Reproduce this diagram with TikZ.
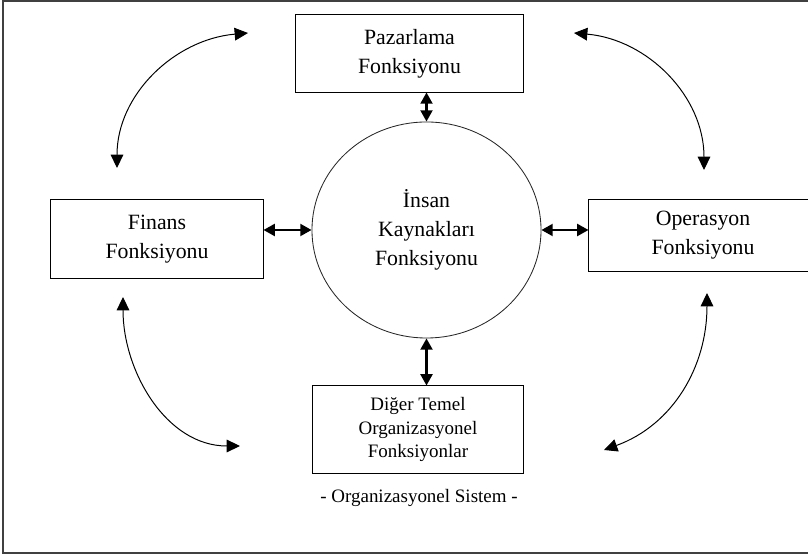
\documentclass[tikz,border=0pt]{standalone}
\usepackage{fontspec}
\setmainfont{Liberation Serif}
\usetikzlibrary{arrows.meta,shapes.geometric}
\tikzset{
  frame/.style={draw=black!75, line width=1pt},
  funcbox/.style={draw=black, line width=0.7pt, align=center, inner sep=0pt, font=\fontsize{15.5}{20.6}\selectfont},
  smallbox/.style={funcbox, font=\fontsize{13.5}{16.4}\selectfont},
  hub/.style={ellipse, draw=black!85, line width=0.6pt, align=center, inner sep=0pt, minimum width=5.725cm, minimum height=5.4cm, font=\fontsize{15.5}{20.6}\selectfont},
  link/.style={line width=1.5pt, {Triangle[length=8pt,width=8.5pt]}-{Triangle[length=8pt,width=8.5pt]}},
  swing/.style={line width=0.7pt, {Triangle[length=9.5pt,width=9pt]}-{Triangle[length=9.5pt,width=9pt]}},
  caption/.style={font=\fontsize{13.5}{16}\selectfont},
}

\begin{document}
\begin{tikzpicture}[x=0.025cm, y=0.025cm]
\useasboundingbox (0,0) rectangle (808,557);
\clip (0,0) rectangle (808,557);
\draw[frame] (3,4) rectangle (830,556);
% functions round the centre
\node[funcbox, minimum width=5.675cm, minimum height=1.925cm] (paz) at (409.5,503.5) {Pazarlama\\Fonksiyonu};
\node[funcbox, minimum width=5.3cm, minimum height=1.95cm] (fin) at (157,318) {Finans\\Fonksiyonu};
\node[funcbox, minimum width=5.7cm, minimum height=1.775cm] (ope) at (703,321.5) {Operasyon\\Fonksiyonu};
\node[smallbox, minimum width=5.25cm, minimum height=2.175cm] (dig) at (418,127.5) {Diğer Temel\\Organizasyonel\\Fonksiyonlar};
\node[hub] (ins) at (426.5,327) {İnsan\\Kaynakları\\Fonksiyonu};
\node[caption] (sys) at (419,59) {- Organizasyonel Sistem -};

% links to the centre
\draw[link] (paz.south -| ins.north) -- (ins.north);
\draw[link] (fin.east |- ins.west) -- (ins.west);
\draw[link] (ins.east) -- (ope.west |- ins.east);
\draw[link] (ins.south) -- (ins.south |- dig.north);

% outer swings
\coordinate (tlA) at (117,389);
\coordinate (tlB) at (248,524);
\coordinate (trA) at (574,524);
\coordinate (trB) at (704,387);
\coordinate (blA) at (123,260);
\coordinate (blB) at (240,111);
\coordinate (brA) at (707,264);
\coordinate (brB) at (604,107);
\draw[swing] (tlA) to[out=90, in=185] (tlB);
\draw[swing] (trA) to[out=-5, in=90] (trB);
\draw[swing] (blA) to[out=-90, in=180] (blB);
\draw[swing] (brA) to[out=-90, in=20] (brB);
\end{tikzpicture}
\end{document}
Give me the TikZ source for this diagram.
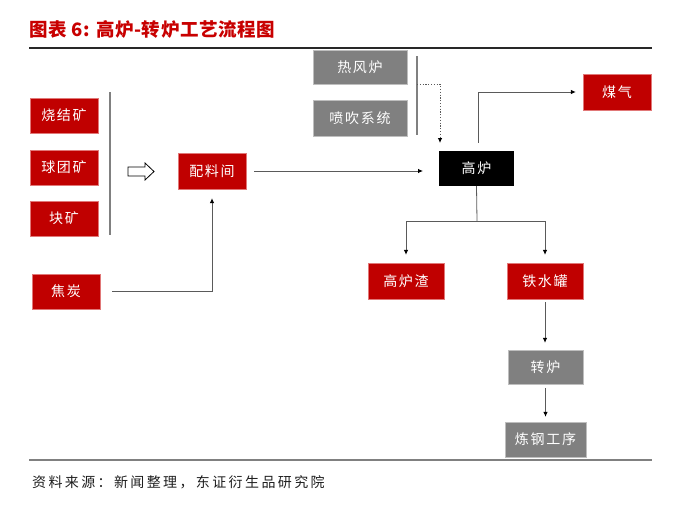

DIRECTIVE:
Reproduce the material above verbatim; omit every picture.

SOLUTION:
Reproduce this diagram with TikZ.
\documentclass[tikz,border=0pt]{standalone}
\usepackage{fontspec}
\setmainfont{Liberation Serif}
\usetikzlibrary{arrows.meta,shapes.geometric}
\tikzset{
  frame/.style={draw=black!75, line width=1pt},
  funcbox/.style={draw=black, line width=0.7pt, align=center, inner sep=0pt, font=\fontsize{15.5}{20.6}\selectfont},
  smallbox/.style={funcbox, font=\fontsize{13.5}{16.4}\selectfont},
  hub/.style={ellipse, draw=black!85, line width=0.6pt, align=center, inner sep=0pt, minimum width=5.725cm, minimum height=5.4cm, font=\fontsize{15.5}{20.6}\selectfont},
  link/.style={line width=1.5pt, {Triangle[length=8pt,width=8.5pt]}-{Triangle[length=8pt,width=8.5pt]}},
  swing/.style={line width=0.7pt, {Triangle[length=9.5pt,width=9pt]}-{Triangle[length=9.5pt,width=9pt]}},
  caption/.style={font=\fontsize{13.5}{16}\selectfont},
}

\begin{document}
\begin{tikzpicture}[x=0.025cm, y=0.025cm]
\useasboundingbox (0,0) rectangle (808,557);
\clip (0,0) rectangle (808,557);
\draw[frame] (3,4) rectangle (830,556);
% functions round the centre
\node[funcbox, minimum width=5.675cm, minimum height=1.925cm] (paz) at (409.5,503.5) {Pazarlama\\Fonksiyonu};
\node[funcbox, minimum width=5.3cm, minimum height=1.95cm] (fin) at (157,318) {Finans\\Fonksiyonu};
\node[funcbox, minimum width=5.7cm, minimum height=1.775cm] (ope) at (703,321.5) {Operasyon\\Fonksiyonu};
\node[smallbox, minimum width=5.25cm, minimum height=2.175cm] (dig) at (418,127.5) {Diğer Temel\\Organizasyonel\\Fonksiyonlar};
\node[hub] (ins) at (426.5,327) {İnsan\\Kaynakları\\Fonksiyonu};
\node[caption] (sys) at (419,59) {- Organizasyonel Sistem -};

% links to the centre
\draw[link] (paz.south -| ins.north) -- (ins.north);
\draw[link] (fin.east |- ins.west) -- (ins.west);
\draw[link] (ins.east) -- (ope.west |- ins.east);
\draw[link] (ins.south) -- (ins.south |- dig.north);

% outer swings
\coordinate (tlA) at (117,389);
\coordinate (tlB) at (248,524);
\coordinate (trA) at (574,524);
\coordinate (trB) at (704,387);
\coordinate (blA) at (123,260);
\coordinate (blB) at (240,111);
\coordinate (brA) at (707,264);
\coordinate (brB) at (604,107);
\draw[swing] (tlA) to[out=90, in=185] (tlB);
\draw[swing] (trA) to[out=-5, in=90] (trB);
\draw[swing] (blA) to[out=-90, in=180] (blB);
\draw[swing] (brA) to[out=-90, in=20] (brB);
\end{tikzpicture}
\end{document}
Give me the TikZ source for this diagram.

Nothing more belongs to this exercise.